◆ EXERCISE AIM:
Write out every entry precisely as given, leaving the pictures out.

○ ○ ○ ○ ○

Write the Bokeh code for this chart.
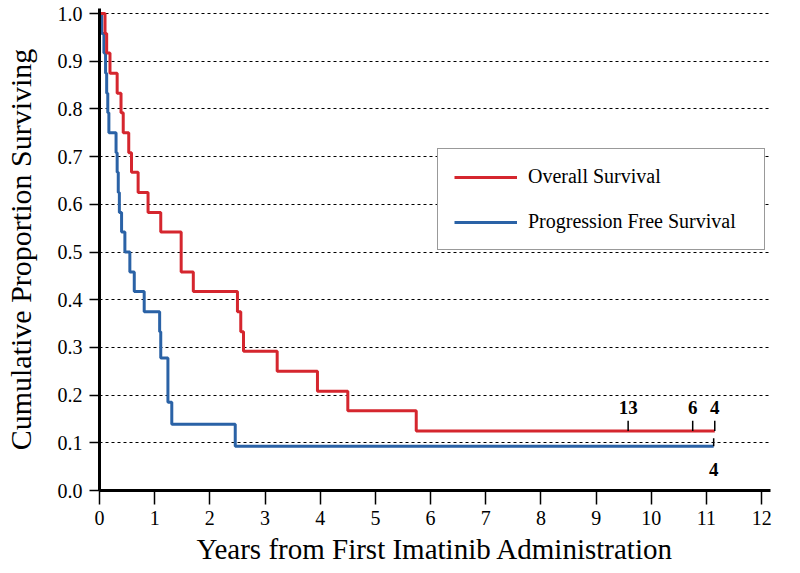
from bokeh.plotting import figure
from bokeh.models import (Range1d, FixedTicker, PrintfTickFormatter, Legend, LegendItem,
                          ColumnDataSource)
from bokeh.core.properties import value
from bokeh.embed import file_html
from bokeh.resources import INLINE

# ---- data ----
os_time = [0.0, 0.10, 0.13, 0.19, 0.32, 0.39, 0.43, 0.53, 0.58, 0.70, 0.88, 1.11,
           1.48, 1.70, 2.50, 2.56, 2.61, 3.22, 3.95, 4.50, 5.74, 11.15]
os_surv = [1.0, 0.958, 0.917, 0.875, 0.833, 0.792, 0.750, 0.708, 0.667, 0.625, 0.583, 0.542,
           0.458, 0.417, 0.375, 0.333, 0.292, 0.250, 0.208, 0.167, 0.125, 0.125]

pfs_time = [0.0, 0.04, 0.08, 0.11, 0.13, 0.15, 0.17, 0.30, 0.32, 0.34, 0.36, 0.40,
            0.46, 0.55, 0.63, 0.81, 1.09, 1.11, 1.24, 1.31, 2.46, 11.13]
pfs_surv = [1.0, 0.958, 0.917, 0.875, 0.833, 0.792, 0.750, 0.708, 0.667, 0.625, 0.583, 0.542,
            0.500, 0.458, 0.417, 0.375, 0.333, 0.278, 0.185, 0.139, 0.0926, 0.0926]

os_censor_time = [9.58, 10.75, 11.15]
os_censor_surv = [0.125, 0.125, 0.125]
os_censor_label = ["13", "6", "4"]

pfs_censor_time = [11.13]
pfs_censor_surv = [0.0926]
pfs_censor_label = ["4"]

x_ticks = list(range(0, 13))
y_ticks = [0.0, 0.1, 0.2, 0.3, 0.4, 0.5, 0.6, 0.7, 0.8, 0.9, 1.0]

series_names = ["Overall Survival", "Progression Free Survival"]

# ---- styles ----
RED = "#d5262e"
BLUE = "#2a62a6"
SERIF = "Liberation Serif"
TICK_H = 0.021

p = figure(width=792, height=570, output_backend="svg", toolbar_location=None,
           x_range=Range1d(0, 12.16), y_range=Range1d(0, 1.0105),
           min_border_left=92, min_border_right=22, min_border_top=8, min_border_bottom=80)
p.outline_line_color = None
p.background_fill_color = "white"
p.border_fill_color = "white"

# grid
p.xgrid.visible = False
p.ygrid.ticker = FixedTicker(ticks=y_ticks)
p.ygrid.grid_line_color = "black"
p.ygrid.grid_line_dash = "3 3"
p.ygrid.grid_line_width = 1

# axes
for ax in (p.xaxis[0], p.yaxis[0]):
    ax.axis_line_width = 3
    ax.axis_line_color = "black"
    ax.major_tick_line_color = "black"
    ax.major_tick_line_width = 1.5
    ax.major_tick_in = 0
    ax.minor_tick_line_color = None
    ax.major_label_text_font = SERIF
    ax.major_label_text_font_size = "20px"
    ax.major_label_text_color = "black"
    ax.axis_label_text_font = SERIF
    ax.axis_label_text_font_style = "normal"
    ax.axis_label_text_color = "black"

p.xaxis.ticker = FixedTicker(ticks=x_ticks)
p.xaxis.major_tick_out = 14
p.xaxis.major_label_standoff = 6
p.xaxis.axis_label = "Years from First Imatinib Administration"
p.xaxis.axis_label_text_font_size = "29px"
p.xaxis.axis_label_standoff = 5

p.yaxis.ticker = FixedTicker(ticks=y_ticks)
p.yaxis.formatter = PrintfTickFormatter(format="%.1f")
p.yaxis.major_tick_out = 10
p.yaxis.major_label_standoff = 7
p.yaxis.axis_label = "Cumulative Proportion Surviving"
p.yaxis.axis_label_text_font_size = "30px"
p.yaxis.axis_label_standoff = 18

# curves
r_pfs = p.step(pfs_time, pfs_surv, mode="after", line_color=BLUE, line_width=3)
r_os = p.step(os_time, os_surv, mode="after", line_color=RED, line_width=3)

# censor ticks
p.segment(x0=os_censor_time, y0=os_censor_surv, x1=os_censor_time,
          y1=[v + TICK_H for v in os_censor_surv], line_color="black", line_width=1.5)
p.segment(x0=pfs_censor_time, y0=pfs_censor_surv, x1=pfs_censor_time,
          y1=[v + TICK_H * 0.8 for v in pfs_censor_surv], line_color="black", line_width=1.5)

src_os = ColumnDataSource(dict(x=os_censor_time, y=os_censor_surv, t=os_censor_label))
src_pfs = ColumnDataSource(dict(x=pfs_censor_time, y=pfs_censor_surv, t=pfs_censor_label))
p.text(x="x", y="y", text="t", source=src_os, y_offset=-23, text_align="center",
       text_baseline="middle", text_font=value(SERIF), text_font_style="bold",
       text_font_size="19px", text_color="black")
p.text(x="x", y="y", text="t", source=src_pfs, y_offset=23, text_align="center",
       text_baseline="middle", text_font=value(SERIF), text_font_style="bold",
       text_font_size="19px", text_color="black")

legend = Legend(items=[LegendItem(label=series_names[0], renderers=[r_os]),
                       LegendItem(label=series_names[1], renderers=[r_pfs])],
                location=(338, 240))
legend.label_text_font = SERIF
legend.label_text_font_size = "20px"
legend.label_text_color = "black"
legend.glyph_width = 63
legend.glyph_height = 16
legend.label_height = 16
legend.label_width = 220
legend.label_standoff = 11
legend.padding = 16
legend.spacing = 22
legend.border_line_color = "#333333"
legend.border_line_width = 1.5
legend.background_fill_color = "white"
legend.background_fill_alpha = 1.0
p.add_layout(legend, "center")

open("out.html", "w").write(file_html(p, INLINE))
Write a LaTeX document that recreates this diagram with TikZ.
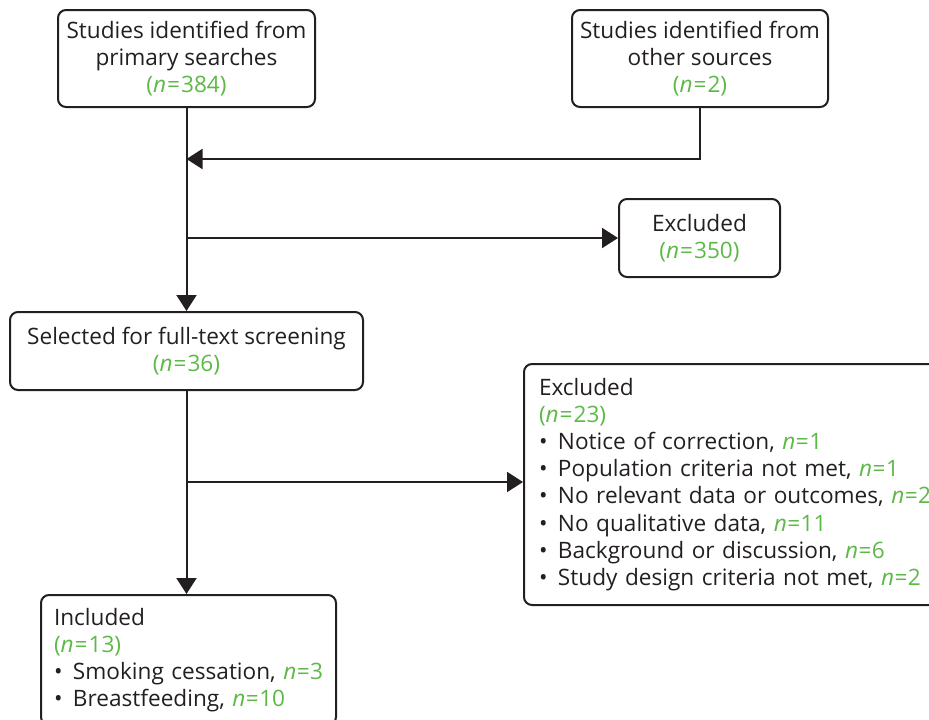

○ ○ ○ ○ ○

◆ SOLVED EXERCISE:
Write the Bokeh code for this chart.
from bokeh.plotting import figure
from bokeh.models import (Range1d, FixedTicker, PrintfTickFormatter, Legend, LegendItem,
                          ColumnDataSource)
from bokeh.core.properties import value
from bokeh.embed import file_html
from bokeh.resources import INLINE

# ---- data ----
os_time = [0.0, 0.10, 0.13, 0.19, 0.32, 0.39, 0.43, 0.53, 0.58, 0.70, 0.88, 1.11,
           1.48, 1.70, 2.50, 2.56, 2.61, 3.22, 3.95, 4.50, 5.74, 11.15]
os_surv = [1.0, 0.958, 0.917, 0.875, 0.833, 0.792, 0.750, 0.708, 0.667, 0.625, 0.583, 0.542,
           0.458, 0.417, 0.375, 0.333, 0.292, 0.250, 0.208, 0.167, 0.125, 0.125]

pfs_time = [0.0, 0.04, 0.08, 0.11, 0.13, 0.15, 0.17, 0.30, 0.32, 0.34, 0.36, 0.40,
            0.46, 0.55, 0.63, 0.81, 1.09, 1.11, 1.24, 1.31, 2.46, 11.13]
pfs_surv = [1.0, 0.958, 0.917, 0.875, 0.833, 0.792, 0.750, 0.708, 0.667, 0.625, 0.583, 0.542,
            0.500, 0.458, 0.417, 0.375, 0.333, 0.278, 0.185, 0.139, 0.0926, 0.0926]

os_censor_time = [9.58, 10.75, 11.15]
os_censor_surv = [0.125, 0.125, 0.125]
os_censor_label = ["13", "6", "4"]

pfs_censor_time = [11.13]
pfs_censor_surv = [0.0926]
pfs_censor_label = ["4"]

x_ticks = list(range(0, 13))
y_ticks = [0.0, 0.1, 0.2, 0.3, 0.4, 0.5, 0.6, 0.7, 0.8, 0.9, 1.0]

series_names = ["Overall Survival", "Progression Free Survival"]

# ---- styles ----
RED = "#d5262e"
BLUE = "#2a62a6"
SERIF = "Liberation Serif"
TICK_H = 0.021

p = figure(width=792, height=570, output_backend="svg", toolbar_location=None,
           x_range=Range1d(0, 12.16), y_range=Range1d(0, 1.0105),
           min_border_left=92, min_border_right=22, min_border_top=8, min_border_bottom=80)
p.outline_line_color = None
p.background_fill_color = "white"
p.border_fill_color = "white"

# grid
p.xgrid.visible = False
p.ygrid.ticker = FixedTicker(ticks=y_ticks)
p.ygrid.grid_line_color = "black"
p.ygrid.grid_line_dash = "3 3"
p.ygrid.grid_line_width = 1

# axes
for ax in (p.xaxis[0], p.yaxis[0]):
    ax.axis_line_width = 3
    ax.axis_line_color = "black"
    ax.major_tick_line_color = "black"
    ax.major_tick_line_width = 1.5
    ax.major_tick_in = 0
    ax.minor_tick_line_color = None
    ax.major_label_text_font = SERIF
    ax.major_label_text_font_size = "20px"
    ax.major_label_text_color = "black"
    ax.axis_label_text_font = SERIF
    ax.axis_label_text_font_style = "normal"
    ax.axis_label_text_color = "black"

p.xaxis.ticker = FixedTicker(ticks=x_ticks)
p.xaxis.major_tick_out = 14
p.xaxis.major_label_standoff = 6
p.xaxis.axis_label = "Years from First Imatinib Administration"
p.xaxis.axis_label_text_font_size = "29px"
p.xaxis.axis_label_standoff = 5

p.yaxis.ticker = FixedTicker(ticks=y_ticks)
p.yaxis.formatter = PrintfTickFormatter(format="%.1f")
p.yaxis.major_tick_out = 10
p.yaxis.major_label_standoff = 7
p.yaxis.axis_label = "Cumulative Proportion Surviving"
p.yaxis.axis_label_text_font_size = "30px"
p.yaxis.axis_label_standoff = 18

# curves
r_pfs = p.step(pfs_time, pfs_surv, mode="after", line_color=BLUE, line_width=3)
r_os = p.step(os_time, os_surv, mode="after", line_color=RED, line_width=3)

# censor ticks
p.segment(x0=os_censor_time, y0=os_censor_surv, x1=os_censor_time,
          y1=[v + TICK_H for v in os_censor_surv], line_color="black", line_width=1.5)
p.segment(x0=pfs_censor_time, y0=pfs_censor_surv, x1=pfs_censor_time,
          y1=[v + TICK_H * 0.8 for v in pfs_censor_surv], line_color="black", line_width=1.5)

src_os = ColumnDataSource(dict(x=os_censor_time, y=os_censor_surv, t=os_censor_label))
src_pfs = ColumnDataSource(dict(x=pfs_censor_time, y=pfs_censor_surv, t=pfs_censor_label))
p.text(x="x", y="y", text="t", source=src_os, y_offset=-23, text_align="center",
       text_baseline="middle", text_font=value(SERIF), text_font_style="bold",
       text_font_size="19px", text_color="black")
p.text(x="x", y="y", text="t", source=src_pfs, y_offset=23, text_align="center",
       text_baseline="middle", text_font=value(SERIF), text_font_style="bold",
       text_font_size="19px", text_color="black")

legend = Legend(items=[LegendItem(label=series_names[0], renderers=[r_os]),
                       LegendItem(label=series_names[1], renderers=[r_pfs])],
                location=(338, 240))
legend.label_text_font = SERIF
legend.label_text_font_size = "20px"
legend.label_text_color = "black"
legend.glyph_width = 63
legend.glyph_height = 16
legend.label_height = 16
legend.label_width = 220
legend.label_standoff = 11
legend.padding = 16
legend.spacing = 22
legend.border_line_color = "#333333"
legend.border_line_width = 1.5
legend.background_fill_color = "white"
legend.background_fill_alpha = 1.0
p.add_layout(legend, "center")

open("out.html", "w").write(file_html(p, INLINE))
Write a LaTeX document that recreates this diagram with TikZ.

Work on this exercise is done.